So, here’s a bonus nothing: I am a terrible gardener. Lemon balm, which is viewed by most as a pernicious weed, is something I need to baby with frequent mulching, and every year, I worry if it will come up again. I’m safe this year!! Hoorah! Unless we get a sudden frost, I think I’ll have enough for tea and insect repellent. Also, in further nothing news, I was afraid that my husband had killed my bee balm (Oswego tea) last year with a good application of herbicide. But, no . . . that stuff apparently LOVES herbicide! While mowing, my first hint was that lovely smell of crushed bee balm . . . and when I looked down, I saw clump after clump of beautiful, healthy, 15 cm tall bee balm! It’s taken over almost a third of the back yard, which is wonderful news for me, because then I won’t have to mow it — just around the lovely little clumps. Unless my husband applies another dose of herbicide . . . but if it’s mowed, he won’t be tempted. Good lord, give me the ankles to keep this mowing up and save my beautiful bee balm! (E.M Duskova)
I haven’t got anything to say this week, so I thought I’d spin a little bit of nothing out into a few paragraphs. Frequent readers of the blog may know that I left my job at the end of March. I wallowed most of April, and in May, I started to get stuff done – but all the wrong stuff.
I’ve decided I like gardening again, and I want to have flowers and a relatively kempt lawn this summer – there are several ceremonies attending my father-in-law’s death this year, and the next one coming up is the 100th Day on July 5, and the first Obon in August. (I’ve written about ghosts and Obon before. But more of the nitty gritty about dead relatives returning during the Obon season can be found on Wikipedia.) Coronavirus concerns will mean we have fewer guests than we might have had, but I’m sure we’ll still have guests.

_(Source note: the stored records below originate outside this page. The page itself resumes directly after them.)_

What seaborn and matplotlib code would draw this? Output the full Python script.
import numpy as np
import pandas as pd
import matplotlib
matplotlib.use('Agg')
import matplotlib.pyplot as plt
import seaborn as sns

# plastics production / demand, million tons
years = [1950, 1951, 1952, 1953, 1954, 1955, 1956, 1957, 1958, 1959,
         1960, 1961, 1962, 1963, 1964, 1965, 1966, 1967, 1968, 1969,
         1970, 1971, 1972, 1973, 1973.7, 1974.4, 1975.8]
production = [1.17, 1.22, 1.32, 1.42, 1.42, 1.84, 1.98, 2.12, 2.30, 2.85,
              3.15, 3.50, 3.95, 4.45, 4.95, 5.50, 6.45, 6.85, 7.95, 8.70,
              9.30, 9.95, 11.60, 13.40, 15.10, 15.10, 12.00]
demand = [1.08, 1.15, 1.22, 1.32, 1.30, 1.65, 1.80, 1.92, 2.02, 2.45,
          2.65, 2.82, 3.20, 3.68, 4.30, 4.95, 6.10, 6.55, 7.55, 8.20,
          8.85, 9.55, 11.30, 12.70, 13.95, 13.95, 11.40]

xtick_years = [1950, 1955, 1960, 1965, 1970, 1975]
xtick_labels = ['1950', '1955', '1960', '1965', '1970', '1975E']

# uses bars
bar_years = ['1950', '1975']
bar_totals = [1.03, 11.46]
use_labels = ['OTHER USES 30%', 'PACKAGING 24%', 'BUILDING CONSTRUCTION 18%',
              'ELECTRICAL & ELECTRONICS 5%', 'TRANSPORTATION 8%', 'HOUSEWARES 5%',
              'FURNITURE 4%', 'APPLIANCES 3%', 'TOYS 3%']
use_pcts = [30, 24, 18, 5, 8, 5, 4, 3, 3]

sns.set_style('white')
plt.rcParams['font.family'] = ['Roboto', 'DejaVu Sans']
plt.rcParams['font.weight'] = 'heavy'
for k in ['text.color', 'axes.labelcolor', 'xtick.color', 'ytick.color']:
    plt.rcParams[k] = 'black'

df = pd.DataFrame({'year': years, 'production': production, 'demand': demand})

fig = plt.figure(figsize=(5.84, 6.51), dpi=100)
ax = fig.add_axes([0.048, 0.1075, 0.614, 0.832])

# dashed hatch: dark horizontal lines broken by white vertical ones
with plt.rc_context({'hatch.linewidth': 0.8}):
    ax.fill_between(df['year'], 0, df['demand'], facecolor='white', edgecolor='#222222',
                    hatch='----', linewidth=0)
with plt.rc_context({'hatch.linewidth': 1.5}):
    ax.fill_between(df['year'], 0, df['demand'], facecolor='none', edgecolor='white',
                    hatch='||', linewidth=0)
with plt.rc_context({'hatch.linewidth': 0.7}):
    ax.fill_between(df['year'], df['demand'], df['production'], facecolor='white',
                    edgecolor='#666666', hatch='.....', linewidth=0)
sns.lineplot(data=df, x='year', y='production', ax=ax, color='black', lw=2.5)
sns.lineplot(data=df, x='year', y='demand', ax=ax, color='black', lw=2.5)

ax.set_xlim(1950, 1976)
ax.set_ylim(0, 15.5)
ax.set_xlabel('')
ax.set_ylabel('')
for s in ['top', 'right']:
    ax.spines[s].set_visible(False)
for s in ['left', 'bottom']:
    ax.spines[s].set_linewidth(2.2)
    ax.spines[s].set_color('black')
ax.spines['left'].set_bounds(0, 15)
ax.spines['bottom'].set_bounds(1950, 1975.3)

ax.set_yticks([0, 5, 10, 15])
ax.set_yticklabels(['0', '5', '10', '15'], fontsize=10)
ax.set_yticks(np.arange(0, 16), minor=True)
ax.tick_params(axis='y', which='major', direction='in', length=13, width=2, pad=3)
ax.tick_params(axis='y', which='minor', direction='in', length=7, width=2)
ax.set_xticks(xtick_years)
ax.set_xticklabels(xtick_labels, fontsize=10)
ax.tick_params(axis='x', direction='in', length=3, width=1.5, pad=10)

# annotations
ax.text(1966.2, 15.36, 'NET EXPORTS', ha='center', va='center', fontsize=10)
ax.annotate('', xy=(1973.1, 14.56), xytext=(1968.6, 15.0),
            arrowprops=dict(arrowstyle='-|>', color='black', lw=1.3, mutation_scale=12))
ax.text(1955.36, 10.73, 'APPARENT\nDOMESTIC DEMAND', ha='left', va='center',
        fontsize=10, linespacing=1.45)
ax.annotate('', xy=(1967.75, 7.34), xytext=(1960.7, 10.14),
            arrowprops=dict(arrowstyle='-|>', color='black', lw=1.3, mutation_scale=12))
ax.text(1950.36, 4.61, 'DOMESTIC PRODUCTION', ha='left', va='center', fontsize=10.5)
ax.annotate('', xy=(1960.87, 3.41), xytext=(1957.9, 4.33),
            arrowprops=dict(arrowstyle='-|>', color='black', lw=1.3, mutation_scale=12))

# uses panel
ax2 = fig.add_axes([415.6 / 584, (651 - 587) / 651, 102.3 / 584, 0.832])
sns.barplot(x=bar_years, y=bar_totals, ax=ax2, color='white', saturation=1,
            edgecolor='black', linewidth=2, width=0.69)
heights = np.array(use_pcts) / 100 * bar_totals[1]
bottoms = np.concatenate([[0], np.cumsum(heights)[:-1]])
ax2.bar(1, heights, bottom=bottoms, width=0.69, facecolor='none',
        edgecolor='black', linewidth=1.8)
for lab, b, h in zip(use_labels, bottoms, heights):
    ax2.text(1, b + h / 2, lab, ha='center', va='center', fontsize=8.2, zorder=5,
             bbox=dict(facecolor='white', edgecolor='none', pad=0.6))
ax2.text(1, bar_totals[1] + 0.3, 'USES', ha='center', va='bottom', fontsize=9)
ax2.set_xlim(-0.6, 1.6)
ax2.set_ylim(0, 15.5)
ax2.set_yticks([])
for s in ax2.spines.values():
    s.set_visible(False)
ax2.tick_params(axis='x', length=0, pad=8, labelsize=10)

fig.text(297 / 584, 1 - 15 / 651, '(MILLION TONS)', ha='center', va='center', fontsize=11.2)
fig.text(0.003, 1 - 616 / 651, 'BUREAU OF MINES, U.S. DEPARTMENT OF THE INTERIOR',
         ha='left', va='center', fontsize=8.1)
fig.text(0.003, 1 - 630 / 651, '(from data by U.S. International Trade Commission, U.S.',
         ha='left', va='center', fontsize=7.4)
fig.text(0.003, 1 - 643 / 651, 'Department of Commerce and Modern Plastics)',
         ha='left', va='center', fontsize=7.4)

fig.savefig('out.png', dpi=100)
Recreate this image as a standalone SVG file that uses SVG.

And they have appreciated the flowers I’ve bought and arranged for the first 49 days of weekly ceremonies. To tell the truth, it’s been a comfort for me, too. My father-in-law was a man of few words, but he showed his love for his family and his community through doing things, and doing them right. I could sit in front of the family altar and tell him how much I appreciated him, but it just seems right to let the flowers do the talking. I hope he would have liked them.
So, I just completed the first lawn mow of the season yesterday. It took four days and a lot of ice on my ankles and muscle recovery meditations, but I survived it. Barely. I hope that now it’s done, it’ll be my daily 30 minutes of exercise and also thinking time for my writing. But if we get several days of rain . . . I’ll be back to mowing knee-high grass for hours and hours again.
I can’t remember which book I read where a man talked about how physical labor drove all the dreams and imagination out of his head. I want to say Thoreau, but that doesn’t sound like a Thoreau sort of thing to say. Quite the reverse, if I remember my Thoreau. (It’s entirely possible that I’ve made up a False Thoreau in my head, based on a few facts like his mom did his laundry while he was playing survivalist on Walden Pond.)
I’ve forgotten how to Google. I can’t find the quote anywhere, but I did find a blog that said Thoreau wrote about working his bean field in the morning so he could have the afternoons free. It seems like Google may be sending me messages, or at least, my subconscious is reading messages into the random Google.

Waste not, want not. After I finished arranging flowers for my FIL’s 49th day (the day we moved his cremains from the house to the temple for a permanent rest), I had a lot of little bits and pieces left over. This is what I did with some of them. (E.M. Duskova)
Anyway, this has been my May so far: gardening, planting, mowing, pets, flower arranging, and sleeping, sleeping, sleeping. I can put an arbitrary, artificial limit on myself – I can say I have eight more days to get my garden to a “good enough” stage, and then I must turn my mind towards earning my keep.
So, there’s a blog about nothing. Here, enjoy some of the flowers I arranged. Do you have fistfuls of nothing, too? Or is your Quara busier than you imagined it would be?
I tried to Google your Thoreau (?) quote but found only a page of quotes praising labor.
Including this one: “We are closer to the ants than to the butterflies. Very few people can endure much leisure.” Gerald Brennan
I love the way Japanese culture allows people time to mourn and celebrates people who have passed. In America there seems to be an expectation that by the time the funeral is over you should be moving on without a backwards glance.
By the way, there was a whole lot of great, chewy stuff in this post!
Oh, I’m glad you found it chewy! It seems like I’m pretty much only chewing these days. Gardening reminds me of writing to a great extent. But I feel fewer muscle aches when I’m writing!